If you haven’t faced your fear, then you may miss entirely that which can set you free of your fears. If you haven’t faced your anger, you may miss what brings you peace. If you feel trapped and don’t get to the source of why you’re feeling trapped, then how will you know to grasp the hand that will free you?
Seen from another angle, if we haven’t examined the origins of what brings us our greatest joy, we are likely to fritter our energies away on that which only brings partial happiness. If we haven’t discovered the foundations of peace, we are likely to miss all kinds of opportunities that will bring us peace. When we get in touch with our souls we become more soulful.
Discovering the contours of our Night selves is difficult work, but not impossible. It’s speaking to us all the time, through most of the non-verbal cues we experience in life – through our emotions and intuitions, through our responses to art and music, through our hopes, fears, and dreams – and through meditation and prayer.
Why do you suppose that Jesus found it necessary to pray so much? Couldn’t he just figure out what he was supposed to do based on reason, logic, and strategy? No, he knew that at least half of what it means to hear God’s voice is to pay attention to that which is beyond words – the “night” side of ourselves which we call “night” not because it is dark but because it is shaped without our direct control. Jesus knew that prayer and meditation opens us up to a hugely important side of life – a side that can potentially destroy us if ignored but blesses us when we pay attention.

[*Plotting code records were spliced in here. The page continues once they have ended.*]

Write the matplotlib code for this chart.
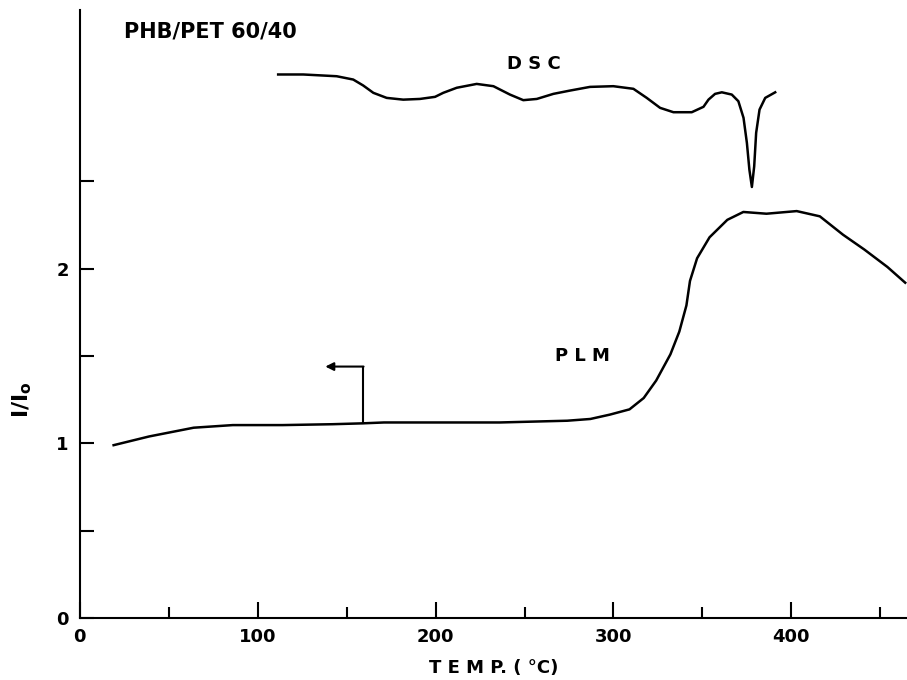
import matplotlib.pyplot as plt
from matplotlib.ticker import FixedLocator

# PLM intensity ratio vs temperature
plm_t = [19, 39, 64, 86, 114, 142, 159, 171, 199, 236, 274, 287, 298, 309,
         317, 324, 332, 337, 341, 343, 347, 354, 364, 373, 386, 403, 416,
         429, 441, 454, 464]
plm_i = [0.99, 1.04, 1.09, 1.105, 1.105, 1.11, 1.115, 1.12, 1.12, 1.12,
         1.13, 1.14, 1.165, 1.195, 1.26, 1.36, 1.51, 1.64, 1.79, 1.93, 2.06,
         2.18, 2.28, 2.325, 2.315, 2.33, 2.30, 2.195, 2.11, 2.01, 1.92]

# DSC trace (arbitrary units, drawn on the same axes)
dsc_t = [111.5, 125.6, 144.4, 153.7, 159.3, 165.0, 172.5, 181.8, 191.2,
         199.7, 204.3, 211.9, 223.1, 232.5, 241.8, 249.3, 256.9, 266.2,
         275.6, 286.8, 299.9, 311.2, 318.7, 326.2, 333.7, 344.0, 350.6,
         353.4, 357.1, 360.9, 366.5, 370.2, 373.1, 375.0, 376.4, 377.8,
         379.1, 380.2, 382.1, 385.3, 390.9]
dsc_y = [3.112, 3.112, 3.102, 3.083, 3.049, 3.007, 2.978, 2.968, 2.972,
         2.984, 3.007, 3.036, 3.058, 3.045, 2.997, 2.965, 2.972, 3.001,
         3.020, 3.041, 3.045, 3.030, 2.978, 2.921, 2.896, 2.896, 2.927,
         2.968, 3.001, 3.010, 2.997, 2.959, 2.864, 2.720, 2.567, 2.468,
         2.586, 2.778, 2.911, 2.978, 3.010]

plt.rcParams['font.family'] = ['DejaVu Sans']
plt.rcParams['font.weight'] = 'bold'
plt.rcParams['mathtext.default'] = 'regular'

fig = plt.figure(figsize=(9.07, 6.80), dpi=100)
ax = fig.add_axes([0.088, 0.091, 0.912, 0.894])

ax.plot(plm_t, plm_i, color='black', lw=1.8, solid_joinstyle='round')
ax.plot(dsc_t, dsc_y, color='black', lw=1.8, solid_joinstyle='round')

# arrow pointing to the left-hand axis
ax.plot([159, 159], [1.115, 1.44], color='black', lw=1.5)
ax.annotate('', xy=(138, 1.44), xytext=(159.5, 1.44),
            arrowprops=dict(arrowstyle='-|>', color='black', lw=1.5,
                            mutation_scale=12, shrinkA=0, shrinkB=0))

ax.text(25, 3.36, 'PHB/PET 60/40', fontsize=15, fontweight='bold', va='center')
ax.text(240, 3.17, 'D S C', fontsize=13, fontweight='bold', va='center')
ax.text(267, 1.50, 'P L M', fontsize=13, fontweight='bold', va='center')

ax.set_xlim(0, 465)
ax.set_ylim(0, 3.48)

ax.spines['top'].set_visible(False)
ax.spines['right'].set_visible(False)
ax.spines['left'].set_linewidth(1.5)
ax.spines['bottom'].set_linewidth(1.5)

ax.xaxis.set_major_locator(FixedLocator([0, 100, 200, 300, 400]))
ax.xaxis.set_minor_locator(FixedLocator([50, 150, 250, 350, 450]))
ax.yaxis.set_major_locator(FixedLocator([0, 1, 2]))
ax.yaxis.set_minor_locator(FixedLocator([0.5, 1.5, 2.5]))

ax.tick_params(axis='x', which='major', direction='in', length=11.5,
               width=1.5, labelsize=13, pad=7)
ax.tick_params(axis='x', which='minor', direction='in', length=8, width=1.5)
ax.tick_params(axis='y', which='both', direction='in', length=10,
               width=1.5, labelsize=13, pad=8)

ax.set_xlabel('T E M P. ( °C)', fontsize=13, fontweight='bold')
ax.xaxis.set_label_coords(0.5, -0.068)
ax.text(-0.07, 0.36, 'I/I$_o$', transform=ax.transAxes,
        rotation=90, fontsize=16, fontweight='bold', ha='center', va='center')

fig.savefig('out.png', dpi=100)
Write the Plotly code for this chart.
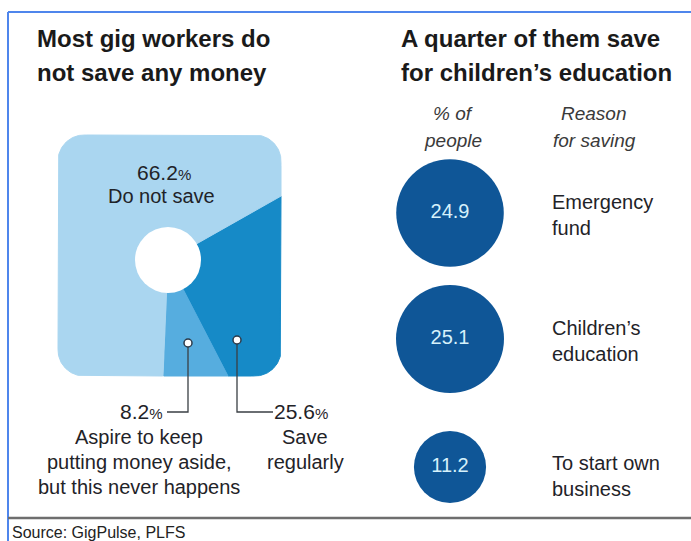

In the film, The Way, Emilio Estevez plays the part of a 40-yr old who is going to Spain to walk the 500-mile pilgrim route called the Camino de Santiago or “Way of St. James” in Spain. As he’s being driven to the airport by his father, a successful ophthalmologist played by Martin Sheen, his father accosts him for taking the time to do such a silly thing as go for a long walk in Spain when there are so many other, more productive things to be doing that could further his career. The father asserts, “My life here might not seem like much to you, but it’s the life I choose.” The son responds, “You don’t choose a life, Dad, you live one.”
Living life fully means paying attention both to our “daytime” logic and our “night time” intuitions and inner voices. It means honoring the fact that God is at work inside you, whispering to you, both at conscious levels and unconscious ones. It means that life has a flow that is beyond our ability to control but very much within our ability to enter and thrive within.